* [Provided records]
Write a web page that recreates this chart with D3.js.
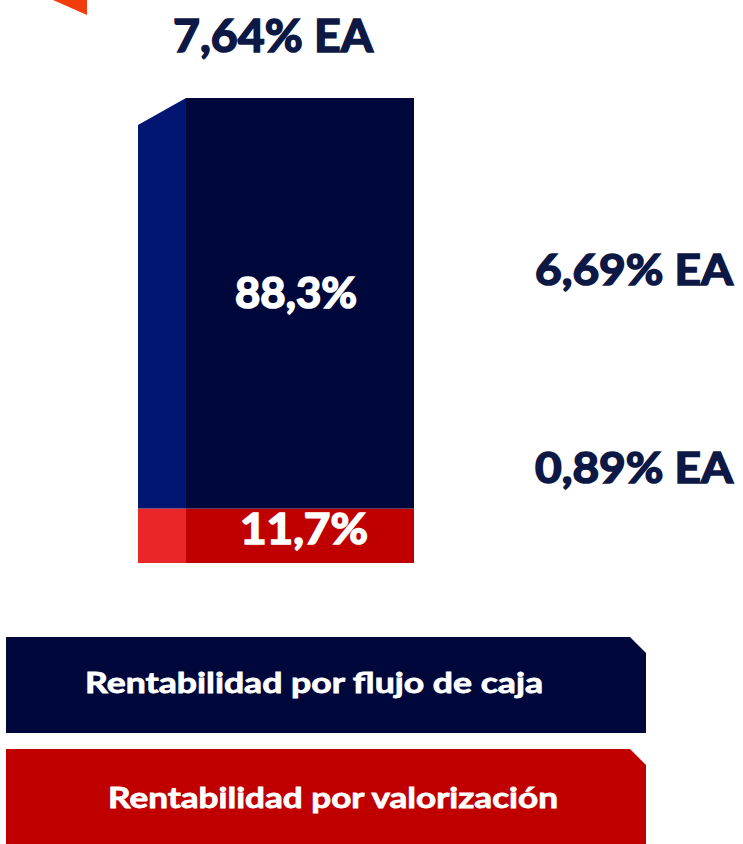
<!DOCTYPE html>
<html>
<head>
<meta charset="utf-8">
<script src="https://cdn.jsdelivr.net/npm/d3@7"></script>
<style>
  html, body { margin: 0; padding: 0; background: #ffffff; }
  svg { display: block; }
</style>
</head>
<body>
<svg id="chart" width="743" height="844"></svg>
<script>
// ---- data ----
const categories = ["Rentabilidad por flujo de caja", "Rentabilidad por valorización"];
const shares = [88.3, 11.7];            // % of total return
const shareLabels = ["88,3%", "11,7%"];
const rateLabels = ["6,69% EA", "0,89% EA"];
const totalLabel = "7,64% EA";
const barCategory = ["Total"];

// ---- styles ----
const frontColors = ["#00083b", "#c00000"];
const sideColors = ["#001670", "#ea2629"];
const textNavy = "#0d1845";
const fontNum = "Lato, 'Open Sans', sans-serif";

const svg = d3.select("#chart");

// scales
const y = d3.scaleLinear().domain([0, 100]).range([563, 98]);
const x = d3.scaleBand().domain(barCategory).range([186, 414]).padding(0);
const depth = 48, slant = 27;

// stack (bottom: valorización, top: flujo de caja)
const order = [1, 0];
let cum = 0;
const segs = order.map(i => {
  const s = { i, y0: cum, y1: cum + shares[i] };
  cum += shares[i];
  return s;
});

const g = svg.append("g");
const x0 = x(barCategory[0]), bw = x.bandwidth();

// side faces
segs.forEach(s => {
  const top = y(s.y1), bot = y(s.y0);
  const isTop = s.y1 >= 99.9;
  const pts = isTop
    ? [[x0 - depth, top + slant], [x0, top], [x0, bot], [x0 - depth, bot]]
    : [[x0 - depth, top], [x0, top], [x0, bot], [x0 - depth, bot]];
  g.append("polygon")
    .attr("points", pts.map(p => p.join(",")).join(" "))
    .attr("fill", sideColors[s.i]);
});

// front faces
g.selectAll("rect.front").data(segs).join("rect")
  .attr("class", "front")
  .attr("x", x0)
  .attr("width", bw)
  .attr("y", d => y(d.y1))
  .attr("height", d => y(d.y0) - y(d.y1))
  .attr("fill", d => frontColors[d.i]);

// share labels inside the bar
const shareBox = [[235, 357], [240, 368]];
g.selectAll("text.share").data(segs).join("text")
  .attr("class", "share")
  .attr("x", d => (shareBox[d.i][0] + shareBox[d.i][1]) / 2)
  .attr("y", d => y((d.y0 + d.y1) / 2) + (d.i === 0 ? 5 : 8))
  .attr("text-anchor", "middle")
  .attr("font-family", fontNum)
  .attr("font-weight", 700)
  .attr("font-size", 42)
  .attr("fill", "#ffffff")
  .attr("stroke", "#ffffff").attr("stroke-width", 1.6)
  .attr("textLength", d => shareBox[d.i][1] - shareBox[d.i][0])
  .attr("lengthAdjust", "spacingAndGlyphs")
  .text(d => shareLabels[d.i]);

// total label
svg.append("text")
  .attr("x", 173).attr("y", 52)
  .attr("font-family", fontNum).attr("font-weight", 700).attr("font-size", 45)
  .attr("fill", textNavy)
  .attr("stroke", textNavy).attr("stroke-width", 1.6)
  .attr("textLength", 200).attr("lengthAdjust", "spacingAndGlyphs")
  .text(totalLabel);

// rate labels on the right
const rateY = [285, 483];
svg.selectAll("text.rate").data(rateLabels).join("text")
  .attr("class", "rate")
  .attr("x", 535).attr("y", (d, i) => rateY[i])
  .attr("font-family", fontNum).attr("font-weight", 700).attr("font-size", 42)
  .attr("fill", textNavy)
  .attr("stroke", textNavy).attr("stroke-width", 1.6)
  .attr("textLength", 198).attr("lengthAdjust", "spacingAndGlyphs")
  .text(d => d);

// orange corner decoration
svg.append("polygon")
  .attr("points", "53,0 87,0 87,15")
  .attr("fill", "#f23c0c");

// legend boxes with cut corner
const legTop = [637, 749], legH = 96, legX = 6, legR = 646, cut = 16;
const legText = [[85, 543, 693], [108, 558, 808]];
categories.forEach((c, i) => {
  const t = legTop[i], b = t + legH;
  svg.append("polygon")
    .attr("points", [[legX, t], [legR - cut, t], [legR, t + cut], [legR, b], [legX, b]].map(p => p.join(",")).join(" "))
    .attr("fill", frontColors[i]);
  svg.append("text")
    .attr("x", legText[i][0]).attr("y", legText[i][2])
    .attr("font-family", fontNum).attr("font-weight", 700).attr("font-size", 29)
    .attr("fill", "#ffffff")
    .attr("stroke", "#ffffff").attr("stroke-width", 0.8)
    .attr("textLength", legText[i][1] - legText[i][0]).attr("lengthAdjust", "spacingAndGlyphs")
    .text(c);
});
</script>
</body>
</html>
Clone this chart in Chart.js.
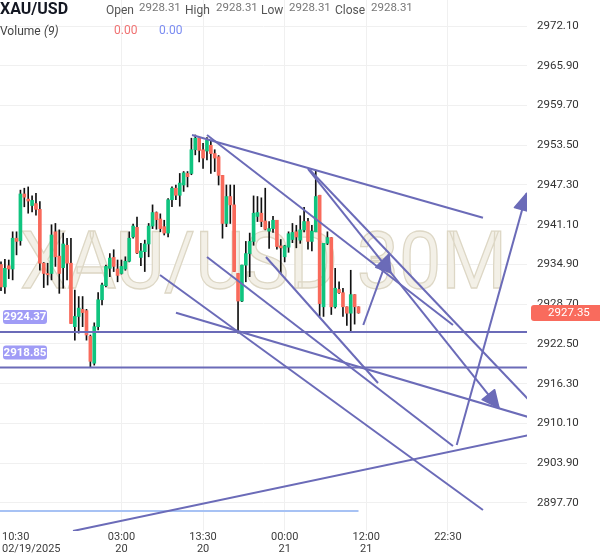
<!DOCTYPE html>
<html><head><meta charset="utf-8">
<script src="https://cdn.jsdelivr.net/npm/chart.js@4.4.1/dist/chart.umd.min.js"></script>
<style>html,body{margin:0;padding:0;background:#fff;}</style>
</head><body>
<canvas id="c" width="600" height="558"></canvas>
<script>
// ---- data (30-minute XAU/USD candles, bar index 0..92) ----
const opens  = [2934.9,2931.4,2934.7,2934.2,2939.0,2938.6,2945.9,2945.1,2944.1,2944.4,2943.5,2935.1,2933.5,2933.5,2940.0,2936.2,2934.4,2937.9,2935.1,2925.2,2926.8,2927.9,2927.7,2923.7,2919.5,2925.2,2929.4,2931.6,2934.3,2936.0,2934.2,2933.5,2934.2,2935.4,2939.2,2940.7,2936.0,2936.9,2938.1,2940.9,2943.0,2942.0,2940.8,2939.8,2945.0,2946.8,2945.7,2947.3,2949.1,2949.1,2952.8,2954.6,2952.8,2952.6,2953.5,2952.2,2951.7,2948.8,2941.3,2945.5,2944.2,2933.5,2929.2,2934.8,2936.6,2938.5,2942.4,2942.9,2941.7,2940.1,2940.5,2941.8,2937.8,2936.1,2937.6,2938.8,2940.0,2938.7,2940.3,2941.6,2938.5,2940.0,2945.7,2928.3,2938.2,2939.1,2928.3,2931.0,2930.5,2928.3,2927.3,2930.2,2928.3];
const highs  = [2935.3,2935.7,2935.6,2940.0,2940.0,2946.5,2946.8,2947.0,2945.6,2946.0,2944.7,2935.2,2935.1,2941.1,2941.3,2940.3,2939.8,2939.0,2939.0,2930.9,2929.9,2929.9,2927.9,2923.9,2925.8,2930.5,2932.0,2934.8,2936.6,2937.2,2935.6,2935.6,2936.1,2940.0,2941.2,2942.3,2938.2,2938.7,2941.3,2944.2,2943.1,2942.8,2941.8,2945.2,2947.0,2947.3,2949.1,2949.4,2949.4,2954.6,2955.1,2954.6,2953.8,2954.7,2954.1,2952.8,2951.9,2948.8,2947.3,2947.3,2947.3,2933.5,2934.8,2938.5,2939.8,2945.6,2945.5,2945.3,2946.8,2941.6,2942.4,2941.8,2938.8,2937.9,2940.0,2941.3,2941.0,2942.5,2943.8,2942.1,2941.0,2949.6,2945.7,2938.2,2940.0,2939.1,2934.3,2932.2,2931.2,2928.3,2934.0,2930.2,2928.3];
const lows   = [2930.8,2930.4,2932.7,2932.5,2936.4,2937.9,2943.9,2942.9,2943.1,2942.6,2934.0,2931.3,2931.7,2932.5,2934.6,2930.4,2931.2,2932.5,2925.7,2923.1,2924.2,2925.2,2923.1,2918.8,2919.2,2924.7,2928.6,2931.4,2933.0,2933.8,2932.2,2933.4,2934.0,2935.3,2939.0,2936.6,2934.7,2933.8,2936.1,2940.5,2940.4,2940.0,2939.5,2939.2,2943.9,2945.0,2944.0,2946.3,2947.0,2948.9,2952.0,2950.9,2949.9,2951.2,2949.1,2949.4,2947.3,2939.0,2940.8,2941.3,2933.8,2924.2,2929.1,2932.2,2933.0,2937.9,2941.6,2940.8,2940.3,2937.4,2939.9,2937.3,2933.5,2935.3,2936.8,2938.3,2937.5,2938.2,2940.0,2937.3,2937.0,2940.0,2926.8,2926.8,2938.0,2927.1,2928.1,2930.4,2926.8,2925.4,2924.4,2925.6,2927.3];
const closes = [2931.4,2934.3,2934.2,2939.0,2938.5,2945.9,2945.4,2944.8,2944.9,2943.5,2935.1,2933.5,2933.3,2939.5,2936.1,2933.5,2938.1,2935.1,2925.7,2926.8,2928.1,2927.4,2923.9,2919.8,2925.2,2929.4,2931.7,2934.6,2935.9,2934.6,2933.2,2934.6,2935.4,2939.0,2940.9,2936.7,2937.0,2938.1,2940.9,2943.0,2941.9,2940.5,2939.8,2945.0,2946.8,2945.7,2947.6,2949.2,2948.6,2952.8,2954.6,2952.7,2951.5,2954.3,2952.2,2951.5,2948.8,2941.3,2945.5,2944.2,2933.8,2929.2,2934.8,2936.6,2938.5,2942.9,2943.0,2941.6,2940.4,2940.5,2941.8,2937.7,2937.5,2937.8,2939.7,2939.9,2939.2,2940.3,2941.6,2938.5,2940.1,2945.5,2928.8,2938.2,2939.1,2928.3,2931.2,2930.5,2928.3,2927.3,2930.2,2928.3,2927.35];

const priceTicks = [2897.70,2903.90,2910.10,2916.30,2922.50,2928.70,2934.90,2941.10,2947.30,2953.50,2959.70,2965.90,2972.10];
const timeTickIndex  = [-2, 31, 52, 73, 94, 115];
const timeTickTop    = ['10:30','03:00','13:30','00:00','12:00','22:30'];
const timeTickBottom = ['02/19/2025','20','20','21','21',''];

const levelPrices = [2924.37, 2918.85];
const baselinePrice = 2896.45;
const lastPrice = 2927.35;
const headerValues = ['2928.31','2928.31','2928.31','2928.31'];

// drawn trend lines: [startIndex, startPrice, endIndex, endPrice, hasArrow]
const trendLines = [
  [49.15, 2955.10, 124.03, 2942.20, 0],
  [53.01, 2955.10, 116.31, 2925.46, 0],
  [79.50, 2949.64, 137.00, 2913.04, 0],
  [79.00, 2949.80, 128.15, 2912.52, 1],
  [40.92, 2933.26, 124.03, 2896.61, 0],
  [45.03, 2927.38, 137.00, 2910.87, 0],
  [53.01, 2936.07, 116.31, 2906.59, 0],
  [68.19, 2936.07, 97.02, 2916.41, 0],
  [18.53, 2893.33, 137.00, 2908.42, 0],
  [117.27, 2906.75, 135.28, 2946.01, 1],
  [93.23, 2925.46, 99.85, 2936.54, 1]
];

const UP = '#0fc47f', DOWN = '#f96a5b', LINE = '#6b6bb8';
const FONT = 'Roboto, "Liberation Sans", sans-serif';

const idx = opens.map((_, i) => i);
const datasets = [];
datasets.push({
  type: 'bar', order: 3, grouped: false, barThickness: 1,
  data: idx.map(i => ({x: i, y: [lows[i], highs[i]]})),
  backgroundColor: '#111', borderWidth: 0
});
datasets.push({
  type: 'bar', order: 2, grouped: false, barThickness: 3, minBarLength: 1,
  data: idx.map(i => ({x: i, y: [opens[i], closes[i]]})),
  backgroundColor: idx.map(i => closes[i] >= opens[i] ? UP : DOWN), borderWidth: 0
});
levelPrices.forEach(p => datasets.push({
  type: 'line', order: 1, data: [{x: -1, y: p}, {x: 137, y: p}],
  borderColor: LINE, borderWidth: 2, pointRadius: 0, fill: false
}));
datasets.push({
  type: 'line', order: 1, data: [{x: -1, y: baselinePrice}, {x: opens.length - 1, y: baselinePrice}],
  borderColor: '#a7c2f4', borderWidth: 2, pointRadius: 0, fill: false
});
trendLines.forEach(t => datasets.push({
  type: 'line', order: 0, data: [{x: t[0], y: t[1]}, {x: t[2], y: t[3]}],
  borderColor: LINE, borderWidth: 2, pointRadius: 0, fill: false
}));

function rr(ctx, x, y, w, h, r) {
  ctx.beginPath();
  ctx.moveTo(x + r, y); ctx.lineTo(x + w - r, y); ctx.quadraticCurveTo(x + w, y, x + w, y + r);
  ctx.lineTo(x + w, y + h - r); ctx.quadraticCurveTo(x + w, y + h, x + w - r, y + h);
  ctx.lineTo(x + r, y + h); ctx.quadraticCurveTo(x, y + h, x, y + h - r);
  ctx.lineTo(x, y + r); ctx.quadraticCurveTo(x, y, x + r, y); ctx.closePath();
}

const overlay = {
  id: 'overlay',
  beforeDatasetsDraw(chart) {
    const {ctx, chartArea: a} = chart;
    ctx.save();
    ctx.beginPath(); ctx.rect(a.left, a.top, a.right - a.left, a.bottom - a.top); ctx.clip();
    const txt = 'XAU/USD 30M';
    ctx.font = '80px ' + FONT;
    const w = ctx.measureText(txt).width;
    ctx.translate(20, 288);
    ctx.scale(487 / w, 1);
    ctx.fillStyle = '#f3f0e7';
    ctx.fillText(txt, 0, 0);
    ctx.strokeStyle = '#ddd7c5'; ctx.lineWidth = 1.3;
    ctx.strokeText(txt, 0, 0);
    ctx.restore();
  },
  afterDatasetsDraw(chart) {
    const {ctx, chartArea: a, scales: {x, y}} = chart;
    ctx.save();
    ctx.beginPath(); ctx.rect(a.left, a.top, a.right - a.left, a.bottom - a.top); ctx.clip();
    trendLines.forEach(t => {
      if (!t[4]) return;
      const x1 = x.getPixelForValue(t[0]), y1 = y.getPixelForValue(t[1]);
      const x2 = x.getPixelForValue(t[2]), y2 = y.getPixelForValue(t[3]);
      const ang = Math.atan2(y2 - y1, x2 - x1);
      const L = 17, W = 8;
      ctx.fillStyle = LINE; ctx.strokeStyle = LINE; ctx.lineWidth = 1.5; ctx.lineJoin = 'round';
      ctx.beginPath();
      ctx.moveTo(x2, y2);
      ctx.lineTo(x2 - L * Math.cos(ang) + W * Math.sin(ang), y2 - L * Math.sin(ang) - W * Math.cos(ang));
      ctx.lineTo(x2 - L * Math.cos(ang) - W * Math.sin(ang), y2 - L * Math.sin(ang) + W * Math.cos(ang));
      ctx.closePath(); ctx.fill(); ctx.stroke();
    });
    levelPrices.forEach(p => {
      const py = y.getPixelForValue(p);
      ctx.fillStyle = '#a09cf6';
      rr(ctx, 3, py - 22, 44, 14, 3); ctx.fill();
      ctx.fillStyle = '#fff'; ctx.font = 'bold 11.5px ' + FONT;
      ctx.textAlign = 'center'; ctx.textBaseline = 'middle';
      ctx.fillText(p.toFixed(2), 25, py - 14.5);
    });
    ctx.restore();
  },
  afterDraw(chart) {
    const {ctx, chartArea: a, scales: {x, y}} = chart;
    ctx.save();
    ctx.fillStyle = '#3c3c3c'; ctx.font = '11px ' + FONT; ctx.textBaseline = 'middle';
    timeTickIndex.forEach((v, k) => {
      const px = x.getPixelForValue(v);
      const w = Math.max(ctx.measureText(timeTickTop[k]).width, ctx.measureText(timeTickBottom[k]).width);
      if (px - w / 2 < 2) { ctx.textAlign = 'left'; ctx.fillText(timeTickTop[k], 2, 537); ctx.fillText(timeTickBottom[k], 2, 549); }
      else { ctx.textAlign = 'center'; ctx.fillText(timeTickTop[k], px, 537); ctx.fillText(timeTickBottom[k], px, 549); }
    });
    const py = y.getPixelForValue(lastPrice);
    ctx.fillStyle = '#f96b5d';
    rr(ctx, 531, py - 8, 75, 16, 3); ctx.fill();
    ctx.fillStyle = '#fff'; ctx.font = '11.5px ' + FONT; ctx.textAlign = 'left'; ctx.textBaseline = 'middle';
    ctx.fillText(lastPrice.toFixed(2), 548, py + 0.5);
    ctx.textBaseline = 'alphabetic';
    ctx.fillStyle = '#131722'; ctx.font = 'bold 16px ' + FONT;
    ctx.fillText('XAU/USD', 0, 14);
    const labs = ['Open', 'High', 'Low', 'Close'], lx = [106, 185, 261, 335], vx = [139, 216, 289, 371];
    labs.forEach((l, k) => {
      ctx.fillStyle = '#555'; ctx.font = '12px ' + FONT; ctx.fillText(l, lx[k], 14);
      ctx.fillStyle = '#777'; ctx.font = '11.5px ' + FONT; ctx.fillText(headerValues[k], vx[k], 10.5);
    });
    ctx.fillStyle = '#444'; ctx.font = '12px ' + FONT; ctx.fillText('Volume', 0, 34.5);
    ctx.font = 'italic 12px ' + FONT; ctx.fillText('(9)', 44, 34.5);
    ctx.font = '12px ' + FONT;
    ctx.fillStyle = '#f07272'; ctx.fillText('0.00', 114, 34);
    ctx.fillStyle = '#7b8cf2'; ctx.fillText('0.00', 159, 34);
    ctx.restore();
  }
};

new Chart(document.getElementById('c'), {
  data: {datasets},
  options: {
    responsive: false, animation: false,
    layout: {padding: 0},
    plugins: {legend: {display: false}, tooltip: {enabled: false}},
    scales: {
      x: {
        type: 'linear', min: -0.257, max: 135.36, position: 'bottom', offset: false,
        afterBuildTicks: s => { s.ticks = timeTickIndex.slice(1).map(v => ({value: v})); },
        afterFit: s => { s.height = 27; s.paddingLeft = 0; s.paddingRight = 0; },
        ticks: {display: false},
        grid: {color: '#f0f0f0', drawTicks: false, offset: false},
        border: {display: false}
      },
      y: {
        type: 'linear', position: 'right', min: 2893.33, max: 2976.156,
        afterBuildTicks: s => { s.ticks = priceTicks.map(v => ({value: v})); },
        afterFit: s => { s.width = 73; s.paddingTop = 0; s.paddingBottom = 0; },
        ticks: {padding: 10, color: '#333', font: {family: FONT, size: 11.5}, callback: v => Number(v).toFixed(2)},
        grid: {color: '#f0f0f0', drawTicks: false},
        border: {display: false}
      }
    }
  },
  plugins: [overlay]
});
</script>
</body></html>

* [Request]
Copy each line of the preceding data that contains the string "with".

* [The completed task]
Write a web page that recreates this chart with D3.js.
// legend boxes with cut corner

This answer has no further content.